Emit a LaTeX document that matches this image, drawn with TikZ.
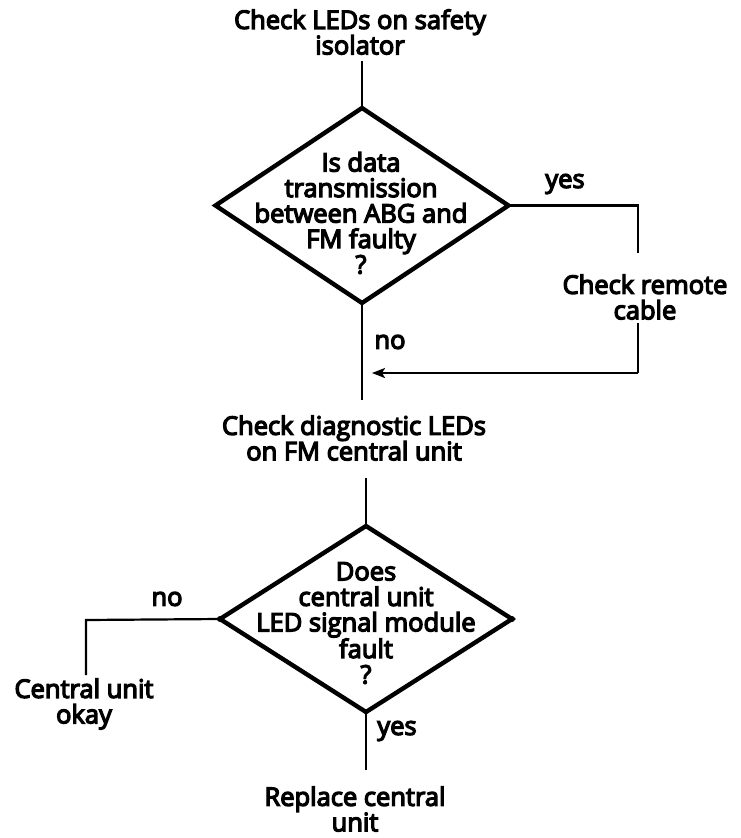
\documentclass[tikz,border=0pt]{standalone}
\usepackage{fontspec}
\setmainfont{Open Sans}[FakeBold=5]
\usetikzlibrary{shapes.geometric,arrows.meta}
\begin{document}
\begin{tikzpicture}[x=1pt,y=-1pt,
  lbl/.style={font=\fontsize{25.5}{25.5}\selectfont, align=center, inner sep=0pt},
  dia/.style={diamond, draw, line width=4.4pt, line join=miter, inner sep=0pt, outer sep=0pt},
  conn/.style={line width=2.2pt},
  dotmark/.style={circle, fill, inner sep=0pt, minimum size=6pt}]
\useasboundingbox (0,0) rectangle (741,838);

% nodes
\node[lbl] (t1) at (360,32) {Check LEDs on safety\\isolator};
\node[dia, minimum width=293pt, minimum height=195pt] (d1) at (362,205.5) {};
\node[lbl] (q1) at (361,213) {Is data\\transmission\\between ABG and\\FM faulty\\?};
\node[lbl] (t2) at (645,297) {Check remote\\cable};
\node[lbl] (t3) at (354,438) {Check diagnostic LEDs\\on FM central unit};
\node[dia, minimum width=292pt, minimum height=186pt] (d2) at (366,619) {};
\node[lbl] (q2) at (366,623) {Does\\central unit\\LED signal module\\fault\\?};
\node[lbl] (t4) at (84,704) {Central unit\\okay};
\node[lbl] (t5) at (355,809) {Replace central\\unit};

\node[lbl] (yes1) at (565,184) {yes};
\node[lbl] (no1) at (390,342) {no};
\node[lbl] (no2) at (167,599) {no};
\node[lbl] (yes2) at (397,731) {yes};

\node[dotmark] (p1) at (d2.west) {};
\node[dotmark] (p2) at (d2.east) {};

\coordinate (c1) at (638,205.5);
\coordinate (c2) at (638,373);
\coordinate (arr) at (372,373);
\coordinate (c3) at (86,620);

% connectors
\draw[conn] (d1.north |- t1.south) ++(0,6) -- (d1.north);
\draw[conn] (d1.east) -- (c1) -- (c1 |- 0,253);
\draw[conn] (c1 |- 0,323) -- (c2);
\draw[conn, -{Stealth[length=13pt,width=10pt,inset=3pt]}] (c2) -- (arr);
\draw[conn] (d1.south) -- (d1.south |- 0,400);
\draw[conn] (d2.north |- 0,478) -- (d2.north);
\draw[conn] (d2.west) -- (c3) -- (c3 |- 0,675);
\draw[conn] (d2.south) -- (d2.south |- 0,770);
\end{tikzpicture}
\end{document}
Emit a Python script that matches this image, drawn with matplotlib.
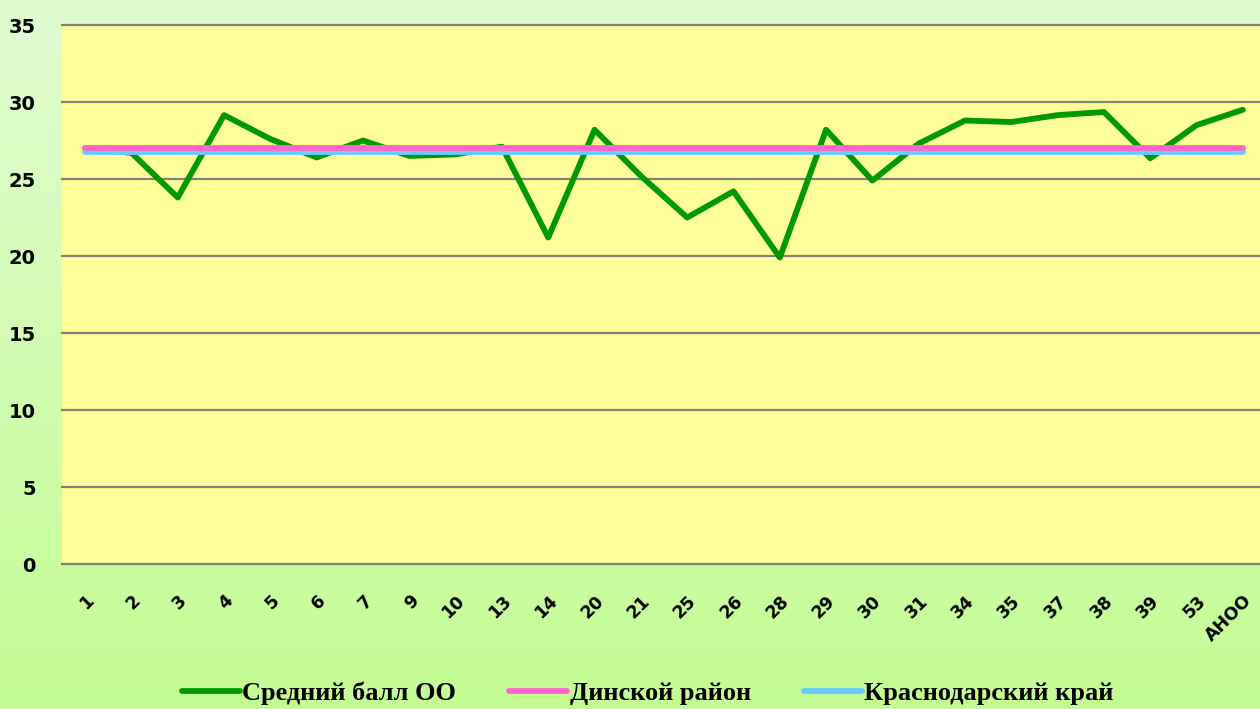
import numpy as np
import matplotlib.pyplot as plt

# data
schools = ['1', '2', '3', '4', '5', '6', '7', '9', '10', '13', '14', '20', '21',
           '25', '26', '28', '29', '30', '31', '34', '35', '37', '38', '39', '53', 'АНОО']
avg_oo = [27.0, 26.7, 23.8, 29.15, 27.6, 26.4, 27.5, 26.5, 26.6, 27.1, 21.2, 28.2, 25.2,
          22.5, 24.2, 19.9, 28.2, 24.9, 27.3, 28.8, 28.7, 29.15, 29.35, 26.35, 28.5, 29.5]
dinskoy = 27.0
krasnodar = 26.73

fig = plt.figure(figsize=(12.6, 7.09), dpi=100)

# gradient background
bg = fig.add_axes([0, 0, 1, 1], zorder=-10)
top = np.array([0.88, 0.99, 0.82])
bot = np.array([0.77, 0.99, 0.58])
t = np.linspace(0, 1, 256)[:, None]
grad = top * (1 - t) + bot * t
bg.imshow(grad[:, None, :].repeat(2, axis=1), aspect='auto', extent=[0, 1, 0, 1])
bg.axis('off')

ax = fig.add_axes([0.0492, 0.2045, 0.9556, 0.7602])
ax.set_facecolor('#ffff99')
x = np.arange(len(schools))

ax.plot(x, [krasnodar] * len(x), color='#66ccff', lw=4.2, solid_capstyle='round',
        label='Краснодарский край', zorder=3)
ax.plot(x, [dinskoy] * len(x), color='#ff66cc', lw=4.2, solid_capstyle='round',
        label='Динской район', zorder=4)
ax.plot(x, avg_oo, color='#009900', lw=4.2, solid_capstyle='round',
        label='Средний балл ОО', zorder=2)

ax.set_xlim(-0.5, len(schools) - 0.5)
ax.set_ylim(0, 35)
ax.set_yticks(range(0, 36, 5))
ax.grid(axis='y', color='#808080', lw=1.6)
ax.set_axisbelow(True)
for g in ax.yaxis.get_gridlines():
    g.set_clip_on(False)
for s in ax.spines.values():
    s.set_visible(False)
ax.tick_params(length=0)
ax.tick_params(axis='y', pad=19, labelsize=14)
ax.set_xticks(x)
ax.set_xticklabels(schools, rotation=45, ha='right', va='top', rotation_mode='anchor',
                   fontsize=12.5, fontweight='bold')
ax.tick_params(axis='x', pad=20)
for lab in ax.get_yticklabels():
    lab.set_fontweight('bold')

h, l = ax.get_legend_handles_labels()
order = [2, 1, 0]
fig.legend([h[i] for i in order], [l[i] for i in order], loc='center',
           bbox_to_anchor=(0.514, 0.022), ncol=3, frameon=False, handlelength=2.2,
           handletextpad=0.1, columnspacing=2.0,
           prop={'family': 'Liberation Serif', 'weight': 'bold', 'size': 19})

fig.savefig('out.png', dpi=100)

▬▬▬▬▬▬▬▬▬▬

** TASK REQUIREMENTS **
In the lines above, locate the string "Emit". Copy every line where it occurs.

** FULL RESPONSE **
Emit a LaTeX document that matches this image, drawn with TikZ.
Emit a Python script that matches this image, drawn with matplotlib.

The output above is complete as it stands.